Tapi ada tulisannya, yang mana itu informasi masalah yang pernah presiden janjikan tapi tidak ditepati. Tetap saja, orang akan mencari Koran hari, dan tanggal berapa. Pokoknya Koran itu dari kertas, ingat soekarno membaca Koran ya yang terbuat dari kertas. Artinya tidak ada yang namanya jadul sama jarang. Yang ada adalah hari ini, ya hari ini. Untuk menciptakan hari esok, yang lebih berbeda. Pak presiden sampai memberi kritik seperti itu pada media, sampai sekarang bawahan anda kontribusi apa yang telah diberikan untuk pembenahan media menjadi lebih baik. Hari Pers Nasional, media hanya mengejar rating, sampai nanti hanya mengejar rating, sudah itu budaya yang mereka ciptakan, dan itu adalah pengaruh globalisasi. Apalagi banyak orang ingin meniru yang menurutnya itu baik, bukan menjadi diri sendiri dan mencari potensi pada diri mereka untuk bisa mereka bukan banggakan tapi unggul dan baik bagi semua.

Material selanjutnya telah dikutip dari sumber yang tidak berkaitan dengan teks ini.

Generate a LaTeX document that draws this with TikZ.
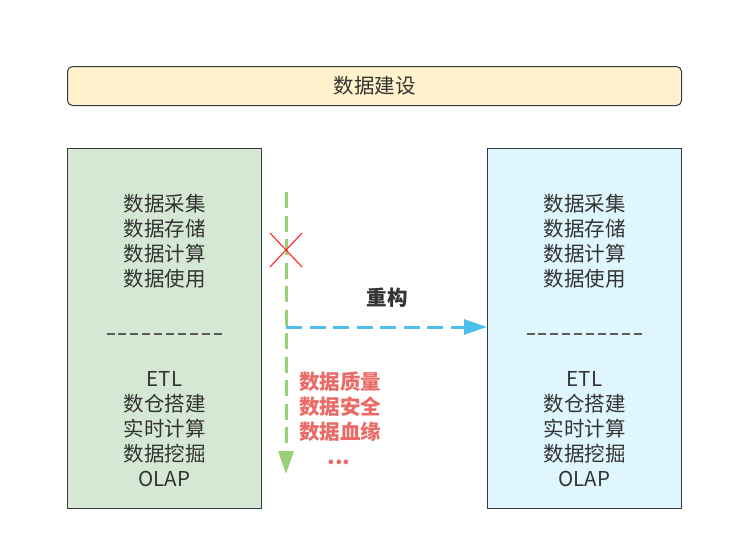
\documentclass[tikz,border=0pt]{standalone}
\usepackage{fontspec}
\setmainfont{Noto Sans CJK SC}
\usetikzlibrary{arrows.meta}
\definecolor{txt}{HTML}{333333}
\definecolor{edge}{HTML}{36393D}
\definecolor{topfill}{HTML}{FFF2CC}
\definecolor{greenfill}{HTML}{D5E8D4}
\definecolor{bluefill}{HTML}{DFF6FF}
\definecolor{garrow}{HTML}{97D077}
\definecolor{barrow}{HTML}{4DBFEC}
\definecolor{redtxt}{HTML}{EA6B66}
\definecolor{redx}{HTML}{FF3333}
\tikzset{
  box/.style={draw=edge, line width=1pt, anchor=north west, inner sep=0pt},
  lbl/.style={text=txt, font=\fontsize{20.5}{25}\selectfont, align=center, inner sep=0pt},
  flow/.style={line width=3pt, dash pattern=on 16pt off 7.5pt, -{Triangle[length=23pt,width=15pt]}},
}
\begin{document}
\begin{tikzpicture}[x=1pt,y=-1pt]
\useasboundingbox (0,0) rectangle (755,544);
\node[box, fill=topfill, rounded corners=5pt, minimum width=614pt, minimum height=39pt] (top) at (67,66) {};
\node[lbl] (toptxt) at (top.center) {数据建设};
\node[box, fill=greenfill, minimum width=194pt, minimum height=360pt] (left) at (67,148) {};
\node[box, fill=bluefill, minimum width=194pt, minimum height=360pt] (right) at (487,148) {};
\foreach \b in {left,right}{
  \node[lbl, anchor=center] (\b a) at ([yshift=-93pt]\b.north) {数据采集\\数据存储\\数据计算\\数据使用};
  \coordinate (\b ds) at ([xshift=-58pt,yshift=-185.5pt]\b.north);
  \coordinate (\b de) at ([xshift=60pt,yshift=-185.5pt]\b.north);
  \draw[txt!80, line width=2pt, dash pattern=on 8pt off 3.9pt] (\b ds) -- (\b de);
  \node[lbl, anchor=center] (\b b) at ([yshift=-281pt]\b.north) {ETL\\数仓搭建\\实时计算\\数据挖掘\\OLAP};
}
\coordinate (gs) at (286,192);
\coordinate (ge) at (286,474);
\coordinate (bs) at (286,327);
\draw[garrow, flow] (gs) -- (ge);
\draw[barrow, flow] (bs) -- (right.west |- bs);
\coordinate (xc) at (286,250);
\draw[redx, line width=1.2pt] ([shift={(-16,-17)}]xc) -- ([shift={(16,17)}]xc);
\draw[redx, line width=1.2pt] ([shift={(-16,17)}]xc) -- ([shift={(16,-17)}]xc);
\node[text=txt, font=\fontsize{20.5}{25}\selectfont\bfseries, inner sep=0pt] (rc) at (387,298) {重构};
\node[text=redtxt, font=\fontsize{20.5}{25}\selectfont\bfseries, align=left, anchor=west, inner sep=0pt] (red) at (299,407) {数据质量\\数据安全\\数据血缘};
\node[text=redtxt, font=\fontsize{22}{25}\selectfont\bfseries, inner sep=0pt] (dots) at (339,462) {...};
\end{tikzpicture}
\end{document}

Ini mau coba menjadi keren, inilah postingan dari redaksi kami. Semoga bermanfaat dan mendapatkan respon dari masyarakat, mau positif maupun negatif, jika visinya menjadi lebih baik dan berkembang, maka bisa diterima, bukan lapang dada, tapi penuh dengan rasa humanis, dan kesetiakawanan. Kita bangun Indonesia menjadi lebih baik, anak didik kita masih berada di jalan yang benar, dengan pengaruh globalisasi yang menjadi-jadi. Benar apa kata orang dahulu, kalau teknologi berkembang pesat, hati-hatilah dampak yang diberikan juga sepadan dengan perkembangannya. Sampai sekarang tidak ada yang ingin teknologi berhenti berkembang, tidak ada karena mereka sudah masuk dan menjiwai teknologi itu, lihat semua tidak ada yang melihat sekitar, tertunduk lesu tidak merubah bentuk semua mata tertuju pada handphone, ayo mengaku saja. Sekian dan salam.